Photo: Josef Jiroušek
Mais pourquoi l’intérêt n’est il pas plus grand à l’égard de l’architecture écologique, et même alternative? Josef Jiroušek tente d’éclaircir cela:

« Comme dans la plupart des cas, tout est question de marché. Si vous poussez une nouvelle technologie devant vous, vers des endroits où il n’y a pas de demande, alors cette demande ne se formera pas d’elle-même, car de nouvelles technologies, et le business qui les concerne, y sont déjà établis. Les recettes des technologies actuelles coulent d’un endroit à un autre, les flux sont départagés. Et en fait, cette nouveauté, que représente l’architecture écologique, dicterait de nouvelles conditions, de nouveaux rapports, au sein du système. Et de ce point de vue, l’intérêt n’y est pas. Même si cela s’avère comme dix fois plus économiques, l’intérêt n’y sera pas. »

Au contraire pour Jan Sterec, il est nécessaire de créer la demande, qui n’existe pas, en raison d’une ‘non-connaissance’, d’une mauvaise information ou tout simplement en raison de l’ignorance du sujet. Alors, que faire pour changer ? Pour Jan Sterec, faire participer la tête et les bras, est tout simplement la première chose à faire :

« Nous sommes substantiellement liés à la nature, aux aliments, à leur production.. Le lien doit être compris, et davantage développé, mais surtout compris. Car il ne suffit pas de lire sur l’emballage combien d’additifs alimentaires compte tel ou tel produit, mais il est nécessaire de savoir, par exemple, combien de quantité d’eau sera utilisée pour la production de ce produit. »

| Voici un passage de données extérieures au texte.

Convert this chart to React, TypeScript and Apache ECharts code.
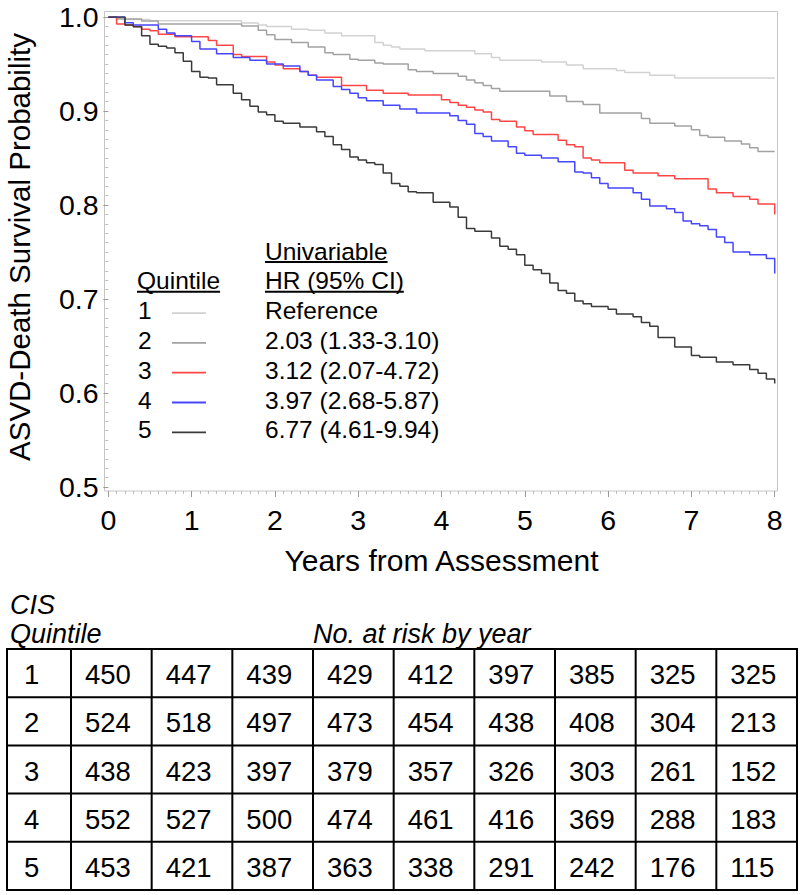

Toutefois, Jan Sterec regrette le fait que vivre de manière responsable ne semble pas être stimulé de manière locale :

« J’ai l’impression que tout est perçu à travers des entités plus grandes. On parle davantage de la politique de notre État, mais on parle beaucoup moins de la politique du village ou des relations entre les voisins. Mais ce qui importe en premier, c’est ce qui est près de nous et proche de nous. Et non pas ce qui est loin. Je veux dire avec tout ça, que le transport change de manière absurde et totalement dénué de sens, les conditions locales. Nous n’attendons pas d’avoir des fraises, nous les voulons en décembre directement. Ce n’est qu’une question de rotation d’argent.»

Photo: Josef Jiroušek
Nous sommes témoins d’une ère accentuée par le gaspillage, où la durée de vie d’un objet est écourtée, afin que sa consommation soit plus rapide. Pour Jan Sterec, il est important de revenir vers la base de l’écologie :

« Ceci fait également partie de ma philosophie : tout se développe à partir du compostage, du fumier. Tout ce qui est mort, sert pour la suite, comme le renouvellement des plantes, lesquelles forment une entité. Nous, les hommes, nous sommes énormément préoccupés par cette opinion esthétique, que l’on ne cesse de cultiver en nous. »

S’il existe de nombreuses manières de prendre soin de l’environnement par le biais d’une architecture alternative et « amicale », l’aspect esthétique ainsi que l’aspect pratique des choses semblent parfois mettre des bâtons dans les roues dans notre avancée. Lors de notre départ de cet « îlot de verdure », Jan Sterec nous a informés qu’une autoroute devait peut-être prochainement voir le jour à l’endroit même de la colonie de ces jardins.